It is that dread question for all writers: where did you get your idea? But playwright Carl Sander was not only gracious about answering it, he even pinpointed the starting point, a question regularly asked at the Burke Museum.
His latest work “Why Do We Keep Broken Things” debuted this week at the Sandbox One-Act Festival. A former Washington State Artist in Residence, and a grant recipient from the Washington, King County, and Seattle Arts Commissions, Sander’s plays have appeared at Seattle Rep, ACT, and Seattle Children’s Theatre, among others. In “Why Do We Keep Broken Things,” he took the audience back to the 2011 Occupy Movement camped out in Westlake Park.
So what was the question that got you started on this play?
The former Director of Education at the Burke told me that the question children her ask the most is, ”Why do you keep broken things?” This lodged in my brain and, as I looked around, resonated in so many ways. Out came all these short scenes about friendships, jobs, civic infrastructure, really just everything. Always with this question sort of hanging in the background.
Any particular reason to set it in 2011 Seattle?
I find the culture of Seattle, both inspiring and maddening. It’s a very interesting place to observe people at work and play.

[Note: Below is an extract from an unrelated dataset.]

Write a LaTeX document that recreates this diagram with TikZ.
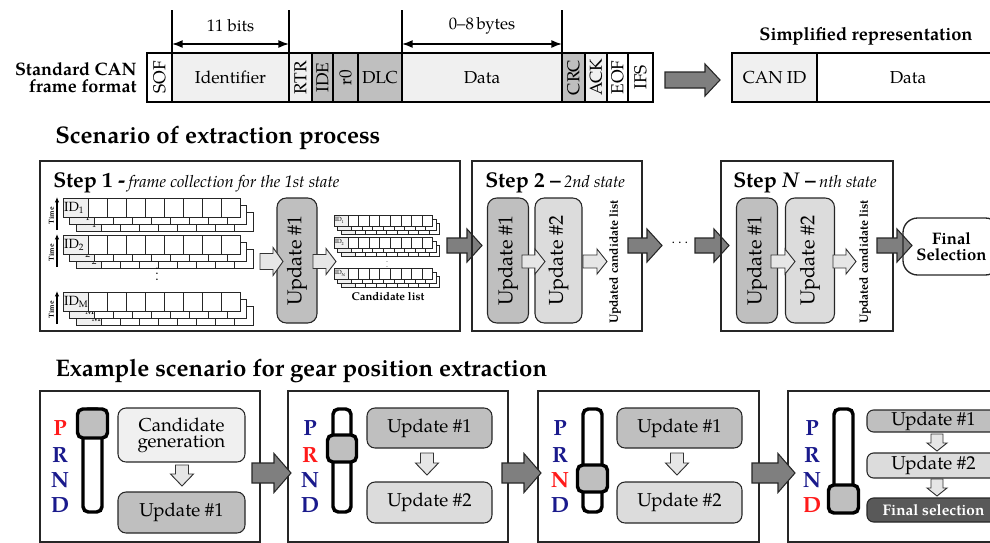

It’s a culture that is certainly not whole or fixed or settled in any way, but constantly generating new pockets of creativity and then turning on itself, tearing up that model and trying something new.
Do you think this type of piece lasts beyond the movement that it portrays?
There are things in play that I’ve had to explain to the cast today: such as references to the “Human Microphone” and “Twinkling” from the Occupy movement. It’s very much a portrait of a time, and so it’s hard to say what will be strange to someone in the future. But the engine of the play is the relationships of the characters, and that won’t be alien to anyone.
You’re lurking in the alley with your fellow SOAPfest playwrights for your publicity photo – ever tempted to haul home a few broken things and keep them?
Oh I‘m sure I looked in those dumpsters if they weren’t locked, I’m a dumpster diver from way back, and an avid reuser of discarded materials. My house in Fremont was built in 1911 and as I’ve torn it apart and rebuilt it, I find lengths of golden, first cut, Douglas Fir which I bring to the surface and trim the rooms. I buy as much from the ReStore as from Home Depot.